## [Dataset entries]
"""
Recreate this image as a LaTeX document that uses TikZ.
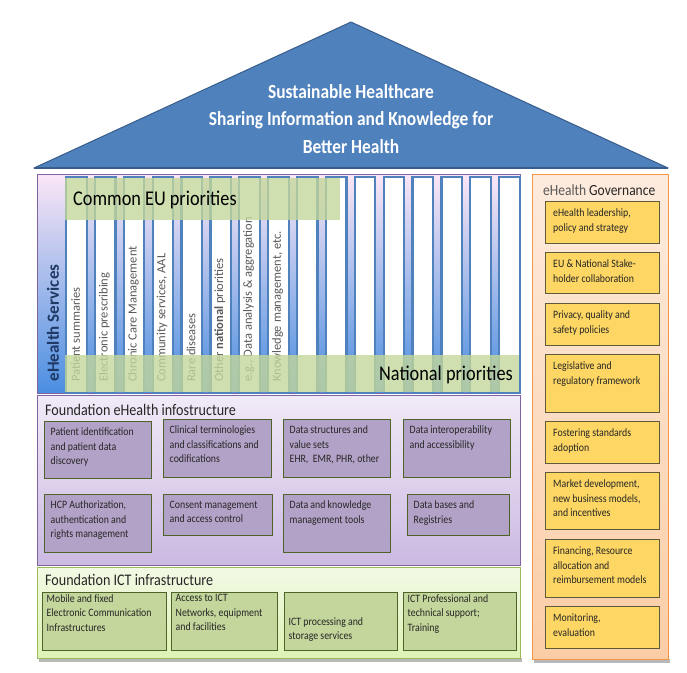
\documentclass[tikz,border=0pt]{standalone}
\usepackage{fontspec}
\setmainfont{Carlito}[FakeStretch=0.87]
\newfontfamily\rotfont{Carlito}
\definecolor{roofblue}{HTML}{4F81BD}
\definecolor{roofedge}{HTML}{385D8A}
\definecolor{pillarblue}{HTML}{4F81BD}
\definecolor{bandgreen}{HTML}{C4D79B}
\definecolor{svctop}{HTML}{FBE6F6}
\definecolor{svcbot}{HTML}{4A8EE0}
\definecolor{purpleedge}{HTML}{8064A2}
\definecolor{purpletop}{HTML}{F1EAF7}
\definecolor{purplebot}{HTML}{CBB9E2}
\definecolor{purplebox}{HTML}{B3A2C7}
\definecolor{olive}{HTML}{4F6228}
\definecolor{greentop}{HTML}{F2F9E4}
\definecolor{greenbot}{HTML}{DDF3B4}
\definecolor{greenedge}{HTML}{9BBB59}
\definecolor{greenbox}{HTML}{C3D69B}
\definecolor{orangetop}{HTML}{FDEBDD}
\definecolor{orangebot}{HTML}{FBCDA6}
\definecolor{orangeedge}{HTML}{F79646}
\definecolor{yellowbox}{HTML}{FDD663}
\definecolor{yellowedge}{HTML}{5E5B3A}
\definecolor{navy}{HTML}{1F3864}
\definecolor{txt}{HTML}{262626}
\definecolor{lbl}{HTML}{595959}
\newcommand{\mkbox}[8]{%
  \node[#2, anchor=north west, minimum width=#5pt, minimum height=#6pt, inner sep=0pt] (#1) at (#3,#4) {};
  \node[boxtext, anchor=north west, #7] at (#1.north west) {#8};
}
\begin{document}
\begin{tikzpicture}[x=1pt,y=-1pt,
  pillar/.style={draw=pillarblue, fill=white, line width=2.2pt, anchor=north west, inner sep=0pt, minimum width=20.5pt, minimum height=216pt},
  plabel/.style={font=\rotfont\fontsize{12.5}{14}\selectfont, text=lbl, rotate=90, anchor=west, inner sep=0pt},
  band/.style={fill=bandgreen, fill opacity=0.8, draw=none},
  bandtext/.style={font=\fontsize{21}{24}\selectfont, text=black, inner sep=0pt},
  sectitle/.style={font=\fontsize{16.2}{19}\selectfont, text=txt, anchor=west, inner sep=0pt},
  boxtext/.style={font=\fontsize{11.3}{14.6}\selectfont, text=txt, align=left, inner sep=0pt},
  ybox/.style={draw=yellowedge, fill=yellowbox, line width=1pt},
  pbox/.style={draw=olive, fill=purplebox, line width=1pt},
  gbox/.style={draw=olive, fill=greenbox, line width=1pt}]
\useasboundingbox (0,0) rectangle (687,672);
\fill[white] (0,0) rectangle (687,672);

% roof
\coordinate (rl) at (34,168);
\coordinate (ra) at (351,22);
\coordinate (rr) at (668,168);
\draw[fill=roofblue, draw=roofedge, line width=1pt, line join=round] (rl) -- (ra) -- (rr) -- cycle;
\draw[roofedge, line width=2pt] (rl) -- (rr);
\node[font=\bfseries\fontsize{20}{27.5}\selectfont, text=white, align=center] (title) at (351,119)
  {Sustainable Healthcare\\Sharing Information and Knowledge for\\Better Health};

% services
\node[draw=purpleedge, line width=0.8pt, top color=svctop, bottom color=svcbot, anchor=north west,
  minimum width=483pt, minimum height=219pt, inner sep=0pt] (svc) at (37,174) {};
\foreach \i in {0,...,15}{
  \pgfmathsetmacro{\px}{65+\i*28.87}
  \node[pillar] (p\i) at (\px,176) {};
}
\node[font=\rotfont\bfseries\fontsize{17}{20}\selectfont, text=navy, rotate=90, inner sep=0pt] (svct) at (53,323) {eHealth Services};
\foreach \i/\t in {0/{Patient summaries}, 1/{Electronic prescribing}, 2/{Chronic Care Management},
  3/{Community services, AAL}, 4/{Rare diseases}, 5/{Other \textbf{national} priorities},
  6/{e.g., Data analysis \& aggregation}, 7/{Knowledge management, etc.}}{
  \pgfmathsetmacro{\lx}{65+\i*28.87+10.5}
  \node[plabel] (l\i) at (\lx,382) {\t};
}
\fill[band] (65,178) rectangle (340,220);
\fill[band] (65,355) rectangle (519,392);
\node[bandtext, anchor=west] (eu) at (73,200) {Common EU priorities};
\node[bandtext, anchor=east] (np) at (513,375) {National priorities};

% foundation eHealth
\node[draw=purpleedge, line width=0.8pt, top color=purpletop, bottom color=purplebot, anchor=north west,
  minimum width=483pt, minimum height=170pt, inner sep=0pt] (feh) at (37,395) {};
\node[sectitle] (feht) at (45,410) {Foundation eHealth infostructure};
\mkbox{e1}{pbox}{44}{421}{107}{57}{xshift=6.5pt,yshift=-6.5pt}{Patient identification\\and patient data\\discovery}
\mkbox{e2}{pbox}{163}{419}{108}{58}{xshift=6.5pt,yshift=-6.5pt}{Clinical terminologies\\and classifications and\\codifications}
\mkbox{e3}{pbox}{283}{419}{107}{58}{xshift=6.5pt,yshift=-6.5pt}{Data structures and\\value sets\\EHR,\ \ EMR, PHR, other}
\mkbox{e4}{pbox}{403}{419}{107}{58}{xshift=6.5pt,yshift=-6.5pt}{Data interoperability\\and accessibility}
\mkbox{e5}{pbox}{44}{494}{107}{58}{xshift=6.5pt,yshift=-6.5pt}{HCP Authorization,\\authentication and\\rights management}
\mkbox{e6}{pbox}{163}{494}{109}{41}{xshift=6.5pt,yshift=-6.5pt}{Consent management\\and access control}
\mkbox{e7}{pbox}{283}{494}{107}{58}{xshift=6.5pt,yshift=-6.5pt}{Data and knowledge\\management tools}
\mkbox{e8}{pbox}{407}{494}{102}{41}{xshift=6.5pt,yshift=-6.5pt}{Data bases and\\Registries}

% foundation ICT
\fill[gray!55] (39,658) rectangle (522,662);
\node[draw=greenedge, line width=0.8pt, top color=greentop, bottom color=greenbot, anchor=north west,
  minimum width=483pt, minimum height=91pt, inner sep=0pt] (fict) at (37,567) {};
\node[sectitle] (fictt) at (45,580) {Foundation ICT infrastructure};
\mkbox{i1}{gbox}{42}{592}{124}{58}{xshift=4.5pt,yshift=-2pt}{Mobile and fixed\\Electronic Communication\\Infrastructures}
\mkbox{i2}{gbox}{171}{592}{106}{58}{xshift=4.5pt,yshift=-2pt}{Access to ICT\\Networks, equipment\\and facilities}
\mkbox{i3}{gbox}{284}{592}{113}{58}{xshift=4.5pt,yshift=-25pt}{ICT processing and\\storage services}
\mkbox{i4}{gbox}{403}{592}{113}{58}{xshift=4.5pt,yshift=-2pt}{ICT Professional and\\technical support;\\Training}

% governance
\fill[gray!55] (534,659) rectangle (670,663);
\node[draw=orangeedge, line width=0.8pt, top color=orangetop, bottom color=orangebot, anchor=north west,
  minimum width=136pt, minimum height=485pt, inner sep=0pt] (gov) at (532,174) {};
\node[font=\fontsize{15.5}{18}\selectfont, anchor=west, inner sep=0pt] (govt) at (543,190)
  {\textcolor{lbl}{eHealth} \textcolor{txt}{Governance}};
\mkbox{g1}{ybox}{545}{201}{114}{42}{xshift=8pt,yshift=-7.5pt}{eHealth leadership,\\policy and strategy}
\mkbox{g2}{ybox}{545}{252}{114}{41}{xshift=8pt,yshift=-7.5pt}{EU \& National Stake-\\holder collaboration}
\mkbox{g3}{ybox}{545}{303}{114}{42}{xshift=8pt,yshift=-7.5pt}{Privacy, quality and\\safety policies}
\mkbox{g4}{ybox}{545}{354}{114}{58}{xshift=8pt,yshift=-7.5pt}{Legislative and\\regulatory framework}
\mkbox{g5}{ybox}{545}{421}{114}{42}{xshift=8pt,yshift=-7.5pt}{Fostering standards\\adoption}
\mkbox{g6}{ybox}{545}{472}{114}{57}{xshift=8pt,yshift=-7.5pt}{Market development,\\new business models,\\and incentives}
\mkbox{g7}{ybox}{545}{539}{114}{58}{xshift=8pt,yshift=-7.5pt}{Financing, Resource\\allocation and\\reimbursement models}
\mkbox{g8}{ybox}{545}{606}{114}{42}{xshift=8pt,yshift=-7.5pt}{Monitoring,\\evaluation}
\end{tikzpicture}
\end{document}
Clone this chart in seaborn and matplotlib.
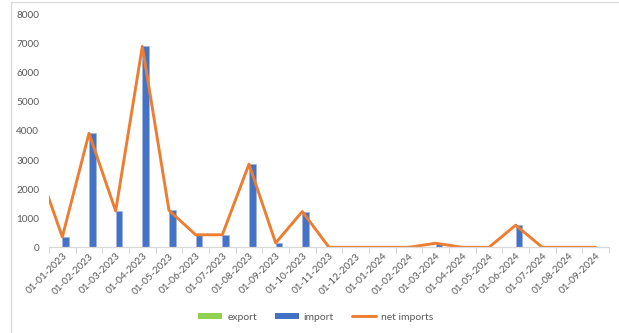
import matplotlib
matplotlib.use("Agg")
import matplotlib.pyplot as plt
from matplotlib.patches import Patch
from matplotlib.lines import Line2D
import numpy as np
import pandas as pd
import seaborn as sns

# Monthly trade figures
months = ["01-01-2023", "01-02-2023", "01-03-2023", "01-04-2023", "01-05-2023",
          "01-06-2023", "01-07-2023", "01-08-2023", "01-09-2023", "01-10-2023",
          "01-11-2023", "01-12-2023", "01-01-2024", "01-02-2024", "01-03-2024",
          "01-04-2024", "01-05-2024", "01-06-2024", "01-07-2024", "01-08-2024",
          "01-09-2024"]
export = [0] * 21
imports = [354, 3920, 1250, 6910, 1270, 430, 430, 2860, 150, 1230,
           0, 0, 0, 0, 140, 0, 0, 760, 0, 0, 0]
# net imports also carries the preceding month (01-12-2022), which sits just
# off the left edge of the axis
net_prev_month = 2980
net_imports = [net_prev_month] + [i - e for i, e in zip(imports, export)]
yticks = list(range(0, 8001, 1000))

GREEN = "#92D050"
BLUE = "#4472C4"
ORANGE = "#ED7D31"
GRAY_TXT = "#595959"
GRAY_LN = "#D9D9D9"

sns.set_theme(style="white")
plt.rcParams["font.family"] = ["Lato", "DejaVu Sans"]

fig = plt.figure(figsize=(6.19, 3.33), dpi=100)
ax = fig.add_axes([49 / 619, 1 - 247.3 / 333, 560 / 619, (247.3 - 14.7) / 333])

bars = pd.DataFrame({
    "month": months * 2,
    "value": export + imports,
    "series": ["export"] * len(months) + ["import"] * len(months),
})
sns.barplot(data=bars, x="month", y="value", hue="series",
            palette={"export": GREEN, "import": BLUE}, width=0.5,
            edgecolor="#9DB5E3", linewidth=0.5, legend=False, ax=ax,
            saturation=1)

line_x = np.arange(-1, len(months))
sns.lineplot(x=line_x, y=net_imports, color=ORANGE, linewidth=2.1, ax=ax,
             legend=False)

ax.set_xlim(-0.5, len(months) - 0.5)
ax.set_ylim(0, 8000)
ax.set_yticks(yticks)
ax.set_yticklabels([str(v) for v in yticks])
ax.set_xticks(range(len(months)))
ax.set_xticklabels(months, rotation=45, ha="right", rotation_mode="anchor")
ax.set_xticks(np.arange(-0.5, len(months)), minor=True)
ax.tick_params(axis="x", which="major", length=0, pad=3, labelsize=7.2,
               labelcolor=GRAY_TXT)
ax.tick_params(axis="x", which="minor", length=4, width=0.8, color=GRAY_LN,
               bottom=True)
ax.tick_params(axis="y", length=0, pad=7, labelsize=7.2, labelcolor=GRAY_TXT)
ax.set_xlabel("")
ax.set_ylabel("")
for side in ("top", "right", "left"):
    ax.spines[side].set_visible(False)
ax.spines["bottom"].set_color(GRAY_LN)
ax.spines["bottom"].set_linewidth(0.9)
ax.grid(False)

handles = [Patch(facecolor=GREEN, edgecolor="none", label="export"),
           Patch(facecolor=BLUE, edgecolor="none", label="import"),
           Line2D([], [], color=ORANGE, linewidth=2.1, label="net imports")]
leg = fig.legend(handles=handles, loc="center", bbox_to_anchor=(0.51, 1 - 317 / 333),
                 ncol=3, frameon=False, fontsize=7.5, handlelength=2.3,
                 handleheight=0.55, handletextpad=0.5, columnspacing=1.7)
for t in leg.get_texts():
    t.set_color(GRAY_TXT)

# chart-area border
fig.add_artist(Line2D([10.5 / 619, 10.5 / 619], [0, 1 - 1.5 / 333],
                      transform=fig.transFigure, color=GRAY_LN, linewidth=0.9))
fig.add_artist(Line2D([10.5 / 619, 1], [1 - 1.5 / 333, 1 - 1.5 / 333],
                      transform=fig.transFigure, color=GRAY_LN, linewidth=0.9))

fig.savefig("out.png", dpi=100)
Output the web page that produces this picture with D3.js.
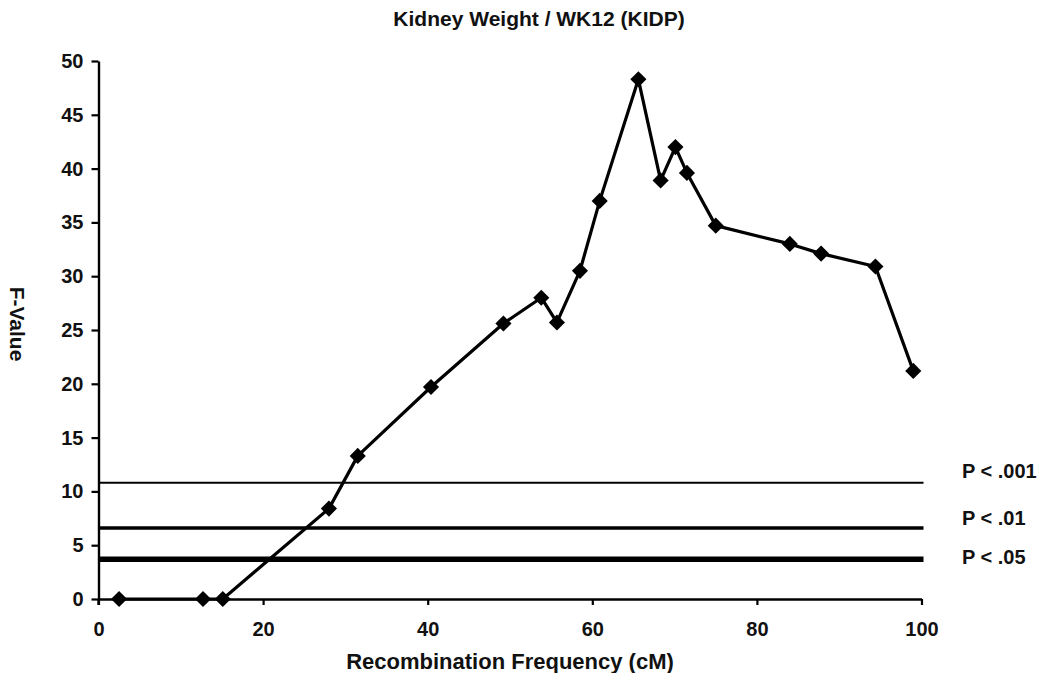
<!DOCTYPE html>
<html>
<head>
<meta charset="utf-8">
<script src="https://cdn.jsdelivr.net/npm/d3@7"></script>
<style>
  html, body { margin: 0; padding: 0; background: #ffffff; }
  svg { display: block; }
  text { font-family: "Liberation Sans", Arial, sans-serif; font-weight: bold; fill: #111; }
</style>
</head>
<body>
<script>
// Marker position (cM) and F statistic along the chromosome
const positions = [2.5, 12.7, 15.1, 28.0, 31.5, 40.4, 49.2, 53.8, 55.7, 58.5, 60.9, 65.6, 68.3, 70.1, 71.5, 75.0, 84.0, 87.8, 94.4, 99.0];
const fValues   = [0, 0, 0, 8.4, 13.3, 19.7, 25.6, 28.0, 25.7, 30.5, 37.0, 48.3, 38.9, 42.0, 39.6, 34.7, 33.0, 32.1, 30.9, 21.2];

// Significance thresholds
const thresholdLabels = ["P < .001", "P < .01", "P < .05"];
const thresholdValues = [10.8, 6.6, 3.7];
const thresholdWidths = [2, 3.5, 5.5];
const thresholdLabelShift = [-12, -10, -2];

const xTicks = [0, 20, 40, 60, 80, 100];
const yTicks = [0, 5, 10, 15, 20, 25, 30, 35, 40, 45, 50];

const W = 1047, H = 673;
const margin = { left: 98.5, right: W - 921.5, top: 61, bottom: H - 599 };

const svg = d3.select("body").append("svg").attr("width", W).attr("height", H);
svg.append("rect").attr("width", W).attr("height", H).attr("fill", "#ffffff");

const x = d3.scaleLinear().domain([0, 100]).range([margin.left, W - margin.right]);
const y = d3.scaleLinear().domain([0, 50]).range([H - margin.bottom, margin.top]);

// Title
svg.append("text")
  .attr("x", 539).attr("y", 18)
  .attr("text-anchor", "middle").attr("dominant-baseline", "central")
  .style("font-size", "21px")
  .text("Kidney Weight / WK12 (KIDP)");

// Threshold lines
svg.append("g").selectAll("line")
  .data(thresholdValues)
  .join("line")
  .attr("x1", x(0)).attr("x2", x(100) + 2)
  .attr("y1", d => y(d)).attr("y2", d => y(d))
  .attr("stroke", "#000")
  .attr("stroke-width", (d, i) => thresholdWidths[i]);

svg.append("g").selectAll("text")
  .data(thresholdValues)
  .join("text")
  .attr("x", 962)
  .attr("y", (d, i) => y(d) + thresholdLabelShift[i])
  .attr("dominant-baseline", "central")
  .style("font-size", "20px")
  .text((d, i) => thresholdLabels[i]);

// Axes
const xAxis = d3.axisBottom(x).tickValues(xTicks).tickSize(6).tickSizeOuter(0).tickPadding(17);
const yAxis = d3.axisLeft(y).tickValues(yTicks).tickSize(7).tickSizeOuter(0).tickPadding(8);

const gx = svg.append("g").attr("transform", `translate(0,${y(0)})`).call(xAxis);
const gy = svg.append("g").attr("transform", `translate(${x(0)},0)`).call(yAxis);

[gx, gy].forEach(g => {
  g.select(".domain").attr("stroke", "#000").attr("stroke-width", 2.4);
  g.selectAll(".tick line").attr("stroke", "#000").attr("stroke-width", 2.2);
  g.selectAll(".tick text").style("font-size", "20px").attr("fill", "#111")
    .style("font-family", "'Liberation Sans', Arial, sans-serif").style("font-weight", "bold");
});
// y axis runs a little below the x axis
gy.append("line").attr("x1", 0).attr("x2", 0).attr("y1", y(0)).attr("y2", y(0) + 6)
  .attr("stroke", "#000").attr("stroke-width", 2.4);

// Axis titles
svg.append("text")
  .attr("x", 510).attr("y", 661)
  .attr("text-anchor", "middle").attr("dominant-baseline", "central")
  .style("font-size", "22px")
  .text("Recombination Frequency (cM)");

svg.append("text")
  .attr("transform", "translate(17,324) rotate(90)")
  .attr("text-anchor", "middle").attr("dominant-baseline", "central")
  .style("font-size", "21px")
  .text("F-Value");

// Data line and diamond markers
const pts = positions.map((p, i) => [p, fValues[i]]);
svg.append("path")
  .datum(pts)
  .attr("fill", "none").attr("stroke", "#000").attr("stroke-width", 3.2)
  .attr("stroke-linejoin", "round")
  .attr("d", d3.line().x(d => x(d[0])).y(d => y(d[1])));

const diamond = d3.symbol().type(d3.symbolSquare).size(130);
svg.append("g").selectAll("path")
  .data(pts)
  .join("path")
  .attr("d", diamond)
  .attr("transform", d => `translate(${x(d[0])},${y(d[1])}) rotate(45)`)
  .attr("fill", "#000");
</script>
</body>
</html>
"""
## [Short task]
Leaving out all pictures, set down exactly the lines of the material above, from the line with "Output the web" to the line with "Weight / WK12" inclusive, and no others.

## [Task result]
Output the web page that produces this picture with D3.js.
<!DOCTYPE html>
<html>
<head>
<meta charset="utf-8">
<script src="https://cdn.jsdelivr.net/npm/d3@7"></script>
<style>
  html, body { margin: 0; padding: 0; background: #ffffff; }
  svg { display: block; }
  text { font-family: "Liberation Sans", Arial, sans-serif; font-weight: bold; fill: #111; }
</style>
</head>
<body>
<script>
// Marker position (cM) and F statistic along the chromosome
const positions = [2.5, 12.7, 15.1, 28.0, 31.5, 40.4, 49.2, 53.8, 55.7, 58.5, 60.9, 65.6, 68.3, 70.1, 71.5, 75.0, 84.0, 87.8, 94.4, 99.0];
const fValues   = [0, 0, 0, 8.4, 13.3, 19.7, 25.6, 28.0, 25.7, 30.5, 37.0, 48.3, 38.9, 42.0, 39.6, 34.7, 33.0, 32.1, 30.9, 21.2];

// Significance thresholds
const thresholdLabels = ["P < .001", "P < .01", "P < .05"];
const thresholdValues = [10.8, 6.6, 3.7];
const thresholdWidths = [2, 3.5, 5.5];
const thresholdLabelShift = [-12, -10, -2];

const xTicks = [0, 20, 40, 60, 80, 100];
const yTicks = [0, 5, 10, 15, 20, 25, 30, 35, 40, 45, 50];

const W = 1047, H = 673;
const margin = { left: 98.5, right: W - 921.5, top: 61, bottom: H - 599 };

const svg = d3.select("body").append("svg").attr("width", W).attr("height", H);
svg.append("rect").attr("width", W).attr("height", H).attr("fill", "#ffffff");

const x = d3.scaleLinear().domain([0, 100]).range([margin.left, W - margin.right]);
const y = d3.scaleLinear().domain([0, 50]).range([H - margin.bottom, margin.top]);

// Title
svg.append("text")
  .attr("x", 539).attr("y", 18)
  .attr("text-anchor", "middle").attr("dominant-baseline", "central")
  .style("font-size", "21px")
  .text("Kidney Weight / WK12 (KIDP)");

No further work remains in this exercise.